Despite our cultural differences, we made our marriage work ... and so can you.
My American, can-do, independent attitude was offended by what I interpreted as an imposition and what she considered a generous offer of help. I would have to learn what triggered me and why. In much the same way, Nancy wanted just a bit of her home, I was also searching ways to preserve my identity which was inevitably going to be transformed by living in France. With finesse and diplomacy, my fiancé stood up for us both.
Holidays provided an opportunity to embrace our different heritages and invite our friends and family to share in our buffet of food and styles. Christmas was done formally with foie gras, oysters and goose. I prepared a home-style Thanksgiving every year on a Saturday for all of our French friends. I got used to placing people at the table for formal meals with three long-stemmed glasses for each guest and he learned to accept that Americans congregate in the kitchen or around the barbecue and drink beer from the bottle on the Fourth of July.

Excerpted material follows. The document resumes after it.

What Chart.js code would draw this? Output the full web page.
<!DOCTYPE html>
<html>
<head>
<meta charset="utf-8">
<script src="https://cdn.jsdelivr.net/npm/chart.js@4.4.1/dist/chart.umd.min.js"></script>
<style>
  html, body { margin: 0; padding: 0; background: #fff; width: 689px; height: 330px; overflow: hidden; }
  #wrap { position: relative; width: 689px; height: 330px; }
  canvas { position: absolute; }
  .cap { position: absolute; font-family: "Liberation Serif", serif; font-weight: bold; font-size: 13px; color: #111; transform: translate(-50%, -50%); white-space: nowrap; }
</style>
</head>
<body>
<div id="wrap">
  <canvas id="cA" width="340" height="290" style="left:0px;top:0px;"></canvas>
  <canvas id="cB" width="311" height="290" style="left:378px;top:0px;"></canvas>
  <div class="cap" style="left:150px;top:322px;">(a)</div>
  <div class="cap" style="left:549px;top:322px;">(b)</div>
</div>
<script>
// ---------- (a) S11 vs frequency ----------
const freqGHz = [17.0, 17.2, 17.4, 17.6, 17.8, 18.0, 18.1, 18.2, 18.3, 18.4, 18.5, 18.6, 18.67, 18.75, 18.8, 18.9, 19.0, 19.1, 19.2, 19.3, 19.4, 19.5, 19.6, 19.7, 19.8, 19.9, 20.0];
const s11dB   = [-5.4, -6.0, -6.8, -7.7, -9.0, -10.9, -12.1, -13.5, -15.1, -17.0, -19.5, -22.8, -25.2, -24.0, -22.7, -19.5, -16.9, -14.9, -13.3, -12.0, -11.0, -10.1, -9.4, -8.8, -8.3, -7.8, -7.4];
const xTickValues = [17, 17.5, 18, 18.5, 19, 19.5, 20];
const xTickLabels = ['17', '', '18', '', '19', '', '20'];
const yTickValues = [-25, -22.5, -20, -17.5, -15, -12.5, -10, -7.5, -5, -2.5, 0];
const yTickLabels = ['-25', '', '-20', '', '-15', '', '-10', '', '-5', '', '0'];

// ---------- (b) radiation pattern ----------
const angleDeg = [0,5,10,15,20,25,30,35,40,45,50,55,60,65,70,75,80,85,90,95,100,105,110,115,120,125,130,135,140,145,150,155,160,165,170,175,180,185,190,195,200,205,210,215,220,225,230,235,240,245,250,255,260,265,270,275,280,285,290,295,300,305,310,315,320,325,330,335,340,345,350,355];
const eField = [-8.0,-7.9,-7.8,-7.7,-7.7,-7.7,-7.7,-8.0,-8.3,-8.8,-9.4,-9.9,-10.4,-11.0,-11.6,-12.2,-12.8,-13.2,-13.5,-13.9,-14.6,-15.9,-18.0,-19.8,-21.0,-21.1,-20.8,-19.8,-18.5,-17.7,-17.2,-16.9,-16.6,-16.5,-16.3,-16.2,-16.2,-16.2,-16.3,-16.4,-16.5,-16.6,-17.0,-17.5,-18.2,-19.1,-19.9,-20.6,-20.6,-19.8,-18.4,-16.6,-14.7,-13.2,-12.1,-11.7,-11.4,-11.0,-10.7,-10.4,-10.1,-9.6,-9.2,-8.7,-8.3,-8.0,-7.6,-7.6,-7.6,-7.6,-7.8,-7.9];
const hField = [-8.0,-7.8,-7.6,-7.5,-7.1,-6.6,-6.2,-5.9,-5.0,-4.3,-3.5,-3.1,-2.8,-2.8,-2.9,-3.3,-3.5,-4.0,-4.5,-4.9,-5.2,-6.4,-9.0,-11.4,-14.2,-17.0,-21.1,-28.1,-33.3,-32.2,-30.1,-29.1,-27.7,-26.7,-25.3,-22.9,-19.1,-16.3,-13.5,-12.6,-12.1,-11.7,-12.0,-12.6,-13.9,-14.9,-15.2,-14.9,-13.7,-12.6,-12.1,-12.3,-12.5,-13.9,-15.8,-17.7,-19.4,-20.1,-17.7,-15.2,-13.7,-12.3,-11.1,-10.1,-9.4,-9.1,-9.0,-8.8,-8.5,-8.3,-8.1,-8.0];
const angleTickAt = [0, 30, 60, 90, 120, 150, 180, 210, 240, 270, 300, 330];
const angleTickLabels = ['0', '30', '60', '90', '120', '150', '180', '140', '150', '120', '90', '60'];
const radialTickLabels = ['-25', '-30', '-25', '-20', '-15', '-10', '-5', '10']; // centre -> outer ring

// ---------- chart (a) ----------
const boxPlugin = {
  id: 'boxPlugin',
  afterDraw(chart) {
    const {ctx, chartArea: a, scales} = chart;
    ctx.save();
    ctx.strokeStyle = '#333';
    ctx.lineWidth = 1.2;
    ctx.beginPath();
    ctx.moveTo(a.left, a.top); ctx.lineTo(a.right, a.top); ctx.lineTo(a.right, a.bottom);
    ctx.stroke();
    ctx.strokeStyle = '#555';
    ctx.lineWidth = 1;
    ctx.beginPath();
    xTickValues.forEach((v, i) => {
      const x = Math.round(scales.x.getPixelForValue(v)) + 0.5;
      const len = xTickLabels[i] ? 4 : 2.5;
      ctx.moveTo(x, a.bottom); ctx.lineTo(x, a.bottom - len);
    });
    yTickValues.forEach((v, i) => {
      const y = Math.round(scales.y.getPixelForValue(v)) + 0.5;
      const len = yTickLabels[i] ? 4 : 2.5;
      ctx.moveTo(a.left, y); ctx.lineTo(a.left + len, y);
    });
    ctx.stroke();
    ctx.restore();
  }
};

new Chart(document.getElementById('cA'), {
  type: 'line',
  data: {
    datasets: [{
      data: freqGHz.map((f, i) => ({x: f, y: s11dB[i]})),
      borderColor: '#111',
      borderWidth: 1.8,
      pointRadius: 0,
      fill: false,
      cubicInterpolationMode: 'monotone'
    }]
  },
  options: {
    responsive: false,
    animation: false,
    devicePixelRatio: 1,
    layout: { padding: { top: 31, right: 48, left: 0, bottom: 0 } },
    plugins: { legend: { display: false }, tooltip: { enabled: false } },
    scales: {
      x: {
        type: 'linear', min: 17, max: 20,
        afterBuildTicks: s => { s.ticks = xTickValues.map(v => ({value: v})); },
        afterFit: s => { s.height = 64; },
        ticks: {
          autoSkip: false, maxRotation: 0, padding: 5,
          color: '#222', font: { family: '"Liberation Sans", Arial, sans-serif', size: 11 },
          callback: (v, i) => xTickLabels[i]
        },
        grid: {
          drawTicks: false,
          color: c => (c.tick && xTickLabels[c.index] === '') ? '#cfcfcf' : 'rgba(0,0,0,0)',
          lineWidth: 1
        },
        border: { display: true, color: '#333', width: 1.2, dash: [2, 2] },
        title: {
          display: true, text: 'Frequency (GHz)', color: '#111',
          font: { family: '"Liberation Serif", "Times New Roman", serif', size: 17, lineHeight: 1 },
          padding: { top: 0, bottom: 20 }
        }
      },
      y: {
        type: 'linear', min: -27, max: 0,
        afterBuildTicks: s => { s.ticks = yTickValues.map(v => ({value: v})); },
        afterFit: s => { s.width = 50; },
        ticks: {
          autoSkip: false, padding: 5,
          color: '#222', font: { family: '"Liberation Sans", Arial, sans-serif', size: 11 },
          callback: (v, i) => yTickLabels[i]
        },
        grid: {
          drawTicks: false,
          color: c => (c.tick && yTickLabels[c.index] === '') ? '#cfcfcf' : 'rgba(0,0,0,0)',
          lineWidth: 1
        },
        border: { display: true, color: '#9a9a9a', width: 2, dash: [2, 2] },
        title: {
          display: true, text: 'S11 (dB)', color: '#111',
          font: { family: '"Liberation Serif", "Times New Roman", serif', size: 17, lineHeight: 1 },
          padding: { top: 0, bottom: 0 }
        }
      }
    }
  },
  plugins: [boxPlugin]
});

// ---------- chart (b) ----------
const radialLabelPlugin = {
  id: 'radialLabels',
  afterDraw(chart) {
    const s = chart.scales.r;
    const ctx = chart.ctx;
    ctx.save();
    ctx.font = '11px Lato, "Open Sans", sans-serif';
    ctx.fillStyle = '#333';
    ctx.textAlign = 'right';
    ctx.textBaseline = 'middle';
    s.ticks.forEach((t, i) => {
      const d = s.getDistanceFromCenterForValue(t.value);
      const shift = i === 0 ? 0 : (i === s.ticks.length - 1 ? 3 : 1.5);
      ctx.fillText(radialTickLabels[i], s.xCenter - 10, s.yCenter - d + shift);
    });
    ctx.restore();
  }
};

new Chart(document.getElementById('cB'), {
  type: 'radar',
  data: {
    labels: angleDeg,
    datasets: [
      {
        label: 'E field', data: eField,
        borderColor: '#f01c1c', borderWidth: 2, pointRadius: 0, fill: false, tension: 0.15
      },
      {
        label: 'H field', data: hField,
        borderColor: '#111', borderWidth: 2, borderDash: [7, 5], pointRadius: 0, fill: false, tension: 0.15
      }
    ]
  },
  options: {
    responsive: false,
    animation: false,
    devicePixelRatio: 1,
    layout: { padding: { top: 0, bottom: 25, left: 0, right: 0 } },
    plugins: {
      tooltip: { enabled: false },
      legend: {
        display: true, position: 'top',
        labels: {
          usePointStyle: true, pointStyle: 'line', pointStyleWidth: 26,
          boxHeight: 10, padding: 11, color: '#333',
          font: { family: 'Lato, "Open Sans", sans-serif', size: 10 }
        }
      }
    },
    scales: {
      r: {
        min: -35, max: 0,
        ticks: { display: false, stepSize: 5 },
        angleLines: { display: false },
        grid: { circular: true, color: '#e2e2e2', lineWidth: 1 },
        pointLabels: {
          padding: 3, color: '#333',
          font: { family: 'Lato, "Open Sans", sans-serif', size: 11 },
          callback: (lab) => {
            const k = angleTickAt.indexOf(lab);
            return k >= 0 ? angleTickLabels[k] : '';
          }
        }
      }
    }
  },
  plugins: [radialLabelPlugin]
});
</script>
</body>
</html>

Knowing that culinary and cultural differences are as abundant as Julia Child's recipes in her famous Mastering the Art of French Cooking, your gratitude, acceptance and curiosity will go a long way in successfully concocting your own personal recipe for keeping culinary differences fresh and spicy instead of letting them become a source of tension in your relationship.
Other values, such as our deep desire to have our sons be completely bilingual, bicultural and open to the richness of culture also contributed to our peaceful joyous celebration of cultural differences. As I said before, creating a hospitable and friendly setting around a loving table leads to thoughtfully cultivating communication.